La paciencia de Turquía en relación con lo que ocurre en su vecindad siria parece haber llegado a su fin. Primero apostó sin éxito por la caída de Bashar al-Assad, frustrado por el desprecio del dictador sirio a los consejos de Recep Tayyip Erdoğan sobre la necesidad de llevar a cabo reformas que aliviaran la presión de una ciudadanía harta de un régimen represivo que tampoco atendía sus necesidades básicas y sus ansias de libertad. Posteriormente aceptó, como tantos otros, que al-Assad es un mal menor y se amoldó sin remedio a la agenda que marcaba Moscú, con el añadido de Irán, mostrando de paso su descontento con unos Estados Unidos empeñados en preferir a las milicias kurdas como punta de lanza contra Daesh y creyendo, además, que eso le otorgaba ciertas garantías de control de las zonas sirias más próximas a su frontera sur.
Pero nada de eso le ha permitido neutralizar el peligro que para su seguridad supone la consolidación de la presencia armada kurda tanto en el cantón de Afrin como en el que se extiende prácticamente desde Manbij hasta Hasaka. Para evitar que llegaran a unirse ambas zonas, controladas principalmente por milicias integradas en las Unidades de Protección Popular –conocidas por las siglas YPG y columna vertebral de las Fuerzas Democráticas Sirias, apoyadas por Washington– , lo que aumentaba exponencialmente la posibilidad de que los kurdos sirios llegaran a constituir una entidad autónoma que abarcaría toda la zona septentrional de Siria en las inmediaciones de Turquía, Ankara puso en marcha la operación “Escudo del Éufrates” en 2016. Como resultado más notable logró, al menos ya desde marzo del pasado año, crear una cuña desde Azaz hasta Jarablus que impide la continuidad geográfica tan soñada por los kurdos como temida por los turcos.

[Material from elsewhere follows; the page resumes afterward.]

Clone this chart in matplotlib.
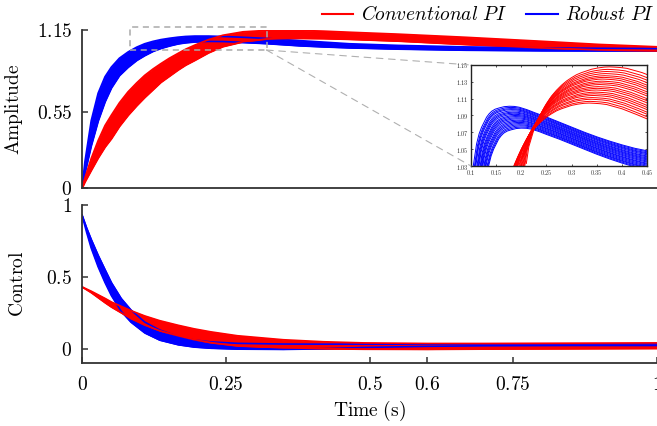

Sin embargo, una vez desmantelado el pseudocalifato de Daesh y mientras las fuerzas leales al régimen de Damasco concentran su atención en eliminar los reductos rebeldes en Idlib, la evolución de los acontecimientos en estas últimas semanas ha vuelto a inquietar sobremanera a Ankara. La gota que ha agotado su aguante es la iniciativa estadounidense de crear una Fuerza de Seguridad Fronteriza, con una entidad prevista de 30.000 efectivos. Aunque Washington se resiste a confirmar ese extremo, todo indica que la conformación de la fuerza ya está en marcha, con un núcleo duro constituido una vez más con las YPG, vistas como un estrecho aliado de las milicias del PKK (Partido de los Trabajadores del Kurdistán), calificada de organización terrorista por Turquía. De poco sirve el argumento de que también se están reclutando milicianos árabes y de otros perfiles no kurdos para calmar el nerviosismo turco, cuando Washington ha aprobado la entrega de material letal a unos grupos que mañana pueden operar en Turquía o traspasar dicho material a los combatientes del PKK.
Eso es lo que explica la decisión turca de iniciar una nueva campaña militar en Afrin y otros enclaves para tratar de eliminar a los que percibe como enemigos directos. De hecho, ya se registran desde hace días ataques artilleros muy intensos, mientras se concretan los movimientos de grupos rebeldes locales apoyados por Ankara (no solo del Ejército Libre de Siria sino también algunos grupos yihadistas que ahora optan por colaborar con Turquía) y también de las propias unidades militares turcas desplegadas en la zona.
Más allá de que actuar en Afrin y alrededores significa incumplir el acuerdo que impulsó Moscú (y al que Teherán y Ankara se sumaron en el marco del proceso de Astana) para crear una zona de desescalada, la campaña turca presenta numerosas dificultades. Por un lado, necesita el consentimiento del gobierno sirio para operar en su territorio y, al menos de momento, no solo no lo ha recibido sino que Damasco ha amenazado con derribar cualquier avión turco que entre en su espacio aéreo. Por otro, corre el riesgo de acabar chocando con grupos que son apoyados por Washington e incluso con los efectivos estadounidenses de operaciones especiales allí activos para asesorar a dichos grupos. Del mismo modo, necesita la aprobación de Rusia para evitar tanto problemas en el espacio aéreo como posibles choques con los centenares de efectivos rusos que están desplegados en esos cantones en apoyo a grupos locales alineados con Moscú. En definitiva, son demasiadas las variables que escapan al control de Ankara y de cualquiera de ellas pueden derivarse consecuencias muy costosas para sus intereses.
Sea como sea, lo que está ocurriendo también supone un considerable desencuentro entre dos países miembros de la OTAN. Y dado que en este caso llueve ya sobre mojado, aumentan significativamente las posibilidades de que termine produciéndose un divorcio que, al menos racionalmente, no interesa que llegue a materializarse.